## DIRECTION
Copy each line of the data below exactly, leaving out pictures.
%%
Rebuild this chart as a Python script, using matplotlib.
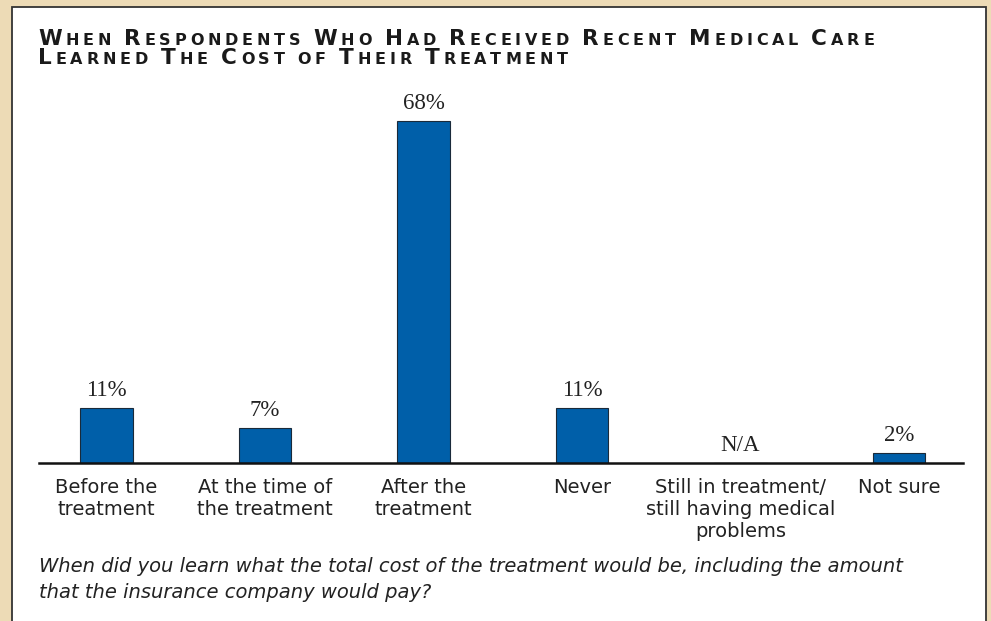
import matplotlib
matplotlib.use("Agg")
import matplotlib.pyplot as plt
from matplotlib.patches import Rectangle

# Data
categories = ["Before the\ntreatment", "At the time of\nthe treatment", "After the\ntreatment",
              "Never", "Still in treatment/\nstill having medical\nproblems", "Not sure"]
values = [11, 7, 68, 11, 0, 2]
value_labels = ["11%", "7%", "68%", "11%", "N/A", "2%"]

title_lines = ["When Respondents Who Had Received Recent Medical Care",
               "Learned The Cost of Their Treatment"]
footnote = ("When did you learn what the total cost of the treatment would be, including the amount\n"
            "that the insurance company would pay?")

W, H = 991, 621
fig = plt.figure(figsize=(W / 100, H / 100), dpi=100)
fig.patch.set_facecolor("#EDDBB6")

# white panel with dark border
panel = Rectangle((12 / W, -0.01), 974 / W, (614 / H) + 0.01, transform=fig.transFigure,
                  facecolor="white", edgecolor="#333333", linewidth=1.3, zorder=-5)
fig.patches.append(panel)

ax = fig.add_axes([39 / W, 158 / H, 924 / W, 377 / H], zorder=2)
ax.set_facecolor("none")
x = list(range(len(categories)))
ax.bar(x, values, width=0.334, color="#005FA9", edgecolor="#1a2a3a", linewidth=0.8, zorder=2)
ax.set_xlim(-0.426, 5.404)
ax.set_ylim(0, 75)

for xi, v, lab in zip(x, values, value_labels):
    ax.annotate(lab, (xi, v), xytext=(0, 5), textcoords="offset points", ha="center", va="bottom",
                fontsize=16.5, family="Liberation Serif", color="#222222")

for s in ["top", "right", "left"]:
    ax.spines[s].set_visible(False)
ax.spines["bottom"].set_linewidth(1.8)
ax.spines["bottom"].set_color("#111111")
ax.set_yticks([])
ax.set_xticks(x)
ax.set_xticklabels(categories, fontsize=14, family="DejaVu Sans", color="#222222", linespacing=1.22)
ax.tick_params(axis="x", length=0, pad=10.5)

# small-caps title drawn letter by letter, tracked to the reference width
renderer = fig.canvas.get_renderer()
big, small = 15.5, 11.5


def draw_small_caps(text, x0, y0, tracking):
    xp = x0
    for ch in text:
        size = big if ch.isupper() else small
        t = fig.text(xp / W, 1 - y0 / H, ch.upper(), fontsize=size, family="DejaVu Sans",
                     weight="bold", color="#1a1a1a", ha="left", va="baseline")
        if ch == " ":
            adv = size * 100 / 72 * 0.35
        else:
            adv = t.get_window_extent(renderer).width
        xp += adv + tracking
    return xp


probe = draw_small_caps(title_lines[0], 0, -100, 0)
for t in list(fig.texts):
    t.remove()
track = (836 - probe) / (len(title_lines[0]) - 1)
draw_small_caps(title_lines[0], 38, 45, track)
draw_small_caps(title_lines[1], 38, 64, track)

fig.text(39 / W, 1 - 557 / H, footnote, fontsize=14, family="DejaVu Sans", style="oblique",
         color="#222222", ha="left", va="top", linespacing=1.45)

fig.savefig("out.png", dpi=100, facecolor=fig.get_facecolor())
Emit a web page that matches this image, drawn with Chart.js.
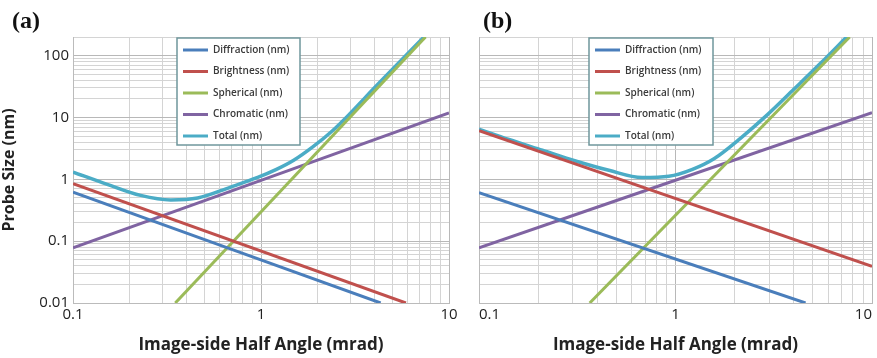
%%
## SOLVED EXERCISE
Rebuild this chart as a Python script, using matplotlib.
import matplotlib
matplotlib.use("Agg")
import matplotlib.pyplot as plt
from matplotlib.patches import Rectangle

# Data
categories = ["Before the\ntreatment", "At the time of\nthe treatment", "After the\ntreatment",
              "Never", "Still in treatment/\nstill having medical\nproblems", "Not sure"]
values = [11, 7, 68, 11, 0, 2]
value_labels = ["11%", "7%", "68%", "11%", "N/A", "2%"]

title_lines = ["When Respondents Who Had Received Recent Medical Care",
               "Learned The Cost of Their Treatment"]
footnote = ("When did you learn what the total cost of the treatment would be, including the amount\n"
            "that the insurance company would pay?")

W, H = 991, 621
fig = plt.figure(figsize=(W / 100, H / 100), dpi=100)
fig.patch.set_facecolor("#EDDBB6")

# white panel with dark border
panel = Rectangle((12 / W, -0.01), 974 / W, (614 / H) + 0.01, transform=fig.transFigure,
                  facecolor="white", edgecolor="#333333", linewidth=1.3, zorder=-5)
fig.patches.append(panel)

ax = fig.add_axes([39 / W, 158 / H, 924 / W, 377 / H], zorder=2)
ax.set_facecolor("none")
x = list(range(len(categories)))
ax.bar(x, values, width=0.334, color="#005FA9", edgecolor="#1a2a3a", linewidth=0.8, zorder=2)
ax.set_xlim(-0.426, 5.404)
ax.set_ylim(0, 75)

for xi, v, lab in zip(x, values, value_labels):
    ax.annotate(lab, (xi, v), xytext=(0, 5), textcoords="offset points", ha="center", va="bottom",
                fontsize=16.5, family="Liberation Serif", color="#222222")

for s in ["top", "right", "left"]:
    ax.spines[s].set_visible(False)
ax.spines["bottom"].set_linewidth(1.8)
ax.spines["bottom"].set_color("#111111")
ax.set_yticks([])
ax.set_xticks(x)
ax.set_xticklabels(categories, fontsize=14, family="DejaVu Sans", color="#222222", linespacing=1.22)
ax.tick_params(axis="x", length=0, pad=10.5)

# small-caps title drawn letter by letter, tracked to the reference width
renderer = fig.canvas.get_renderer()
big, small = 15.5, 11.5


def draw_small_caps(text, x0, y0, tracking):
    xp = x0
    for ch in text:
        size = big if ch.isupper() else small
        t = fig.text(xp / W, 1 - y0 / H, ch.upper(), fontsize=size, family="DejaVu Sans",
                     weight="bold", color="#1a1a1a", ha="left", va="baseline")
        if ch == " ":
            adv = size * 100 / 72 * 0.35
        else:
            adv = t.get_window_extent(renderer).width
        xp += adv + tracking
    return xp


probe = draw_small_caps(title_lines[0], 0, -100, 0)
for t in list(fig.texts):
    t.remove()
track = (836 - probe) / (len(title_lines[0]) - 1)
draw_small_caps(title_lines[0], 38, 45, track)
draw_small_caps(title_lines[1], 38, 64, track)

fig.text(39 / W, 1 - 557 / H, footnote, fontsize=14, family="DejaVu Sans", style="oblique",
         color="#222222", ha="left", va="top", linespacing=1.45)

fig.savefig("out.png", dpi=100, facecolor=fig.get_facecolor())
Emit a web page that matches this image, drawn with Chart.js.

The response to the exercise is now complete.